Mabati Mills profit rises to Sh756 million

Mabati Rolling Mills workers at a plant. PHOTO | FILE

What you need to know:

  • MRM made a net profit of Sh755.7 million in the review period compared to Sh657 million the year before.

Building materials manufacturer Mabati Rolling Mills (MRM) posted a 15 per cent net profit jump in the year ended December boosted by increased sales.

The company, whose Sh2 billion bonds mature in October, made a net profit of Sh755.7 million in the review period compared to Sh657 million the year before.

MRM made an operating profit of Sh1.9 billion in the period, representing a 2.2 times coverage of its Sh860.3 million finance costs.

Its borrowings more than doubled to Sh6 billion from Sh2.9 billion. MRM in 2008 raised a total of Sh2 billion through two eight-year corporate bonds.

One bond, with a fixed coupon of 13 per cent, raised Sh1.3 billion. The other, whose coupon floats at an extra 1.75 per cent on the prevailing T-Bill rates, raised Sh621.5 million.

The increase in borrowings saw its finance costs rise 96.1 per cent to Sh860.3 million compared to Sh438.5 million a year earlier.

MRM’s sales of materials, including galvanized aluminium-zinc sheets, rose 4.9 per cent to Sh17.2 billion.

Its cost of goods sold (Cogs) rose 1.6 per cent to Sh13.7 billion, with other expenses rising at faster rates.

MRM’s distribution expenses jumped 34.4 per cent to Sh530 million while administrative expenses increased 12.5 per cent to Sh1 billion.

The company’s comprehensive income more than doubled to Sh1 billion from Sh489.5 million.
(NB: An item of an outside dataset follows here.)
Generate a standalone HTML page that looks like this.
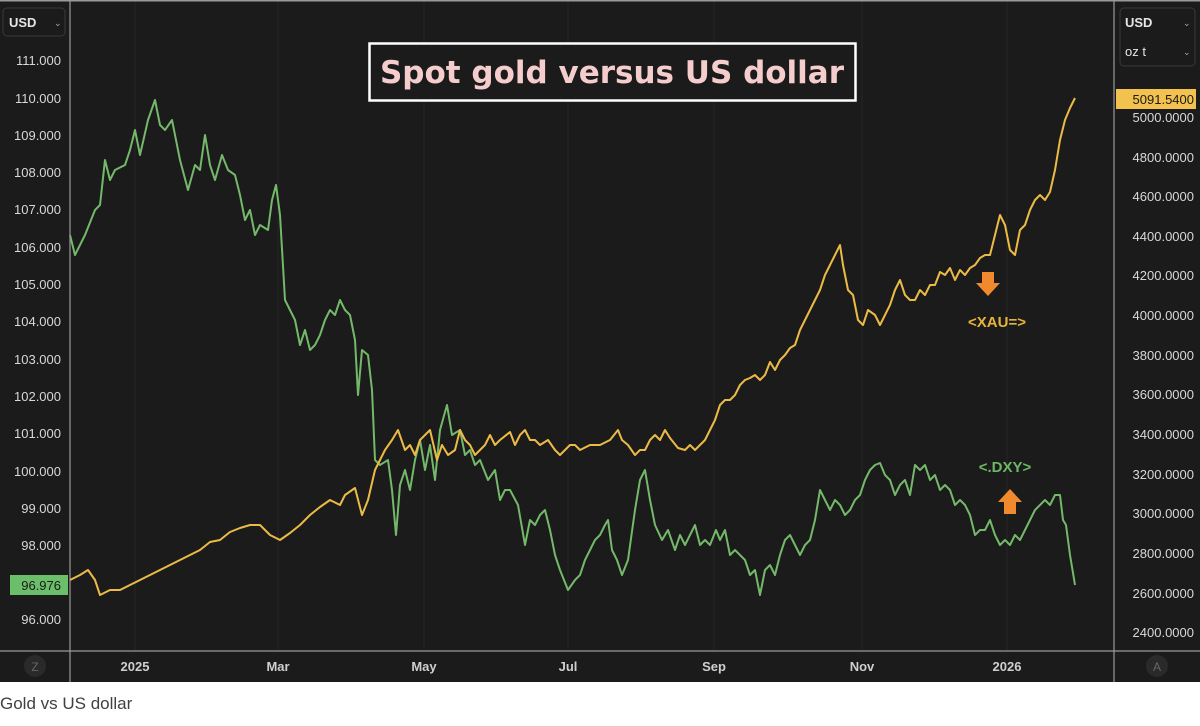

This came after a net revaluation surplus of Sh297.7 million added to the net profit of Sh755.7 million in the period.

The company’s bonds last traded at their face value, according to trading statistics from the Nairobi Securities Exchange.

Investors in MRM bonds will have more than doubled their money when the debt is redeemed in October.

Faith in corporate bonds, which have paid a little premium on risk-free government debt, has however been shaken in the wake of the collapse of Imperial Bank and Chase Bank which raised Sh2 billion and Sh4.8 billion respectively.

Investors in the firms are facing uncertainty over the payment of interest and return of their capital.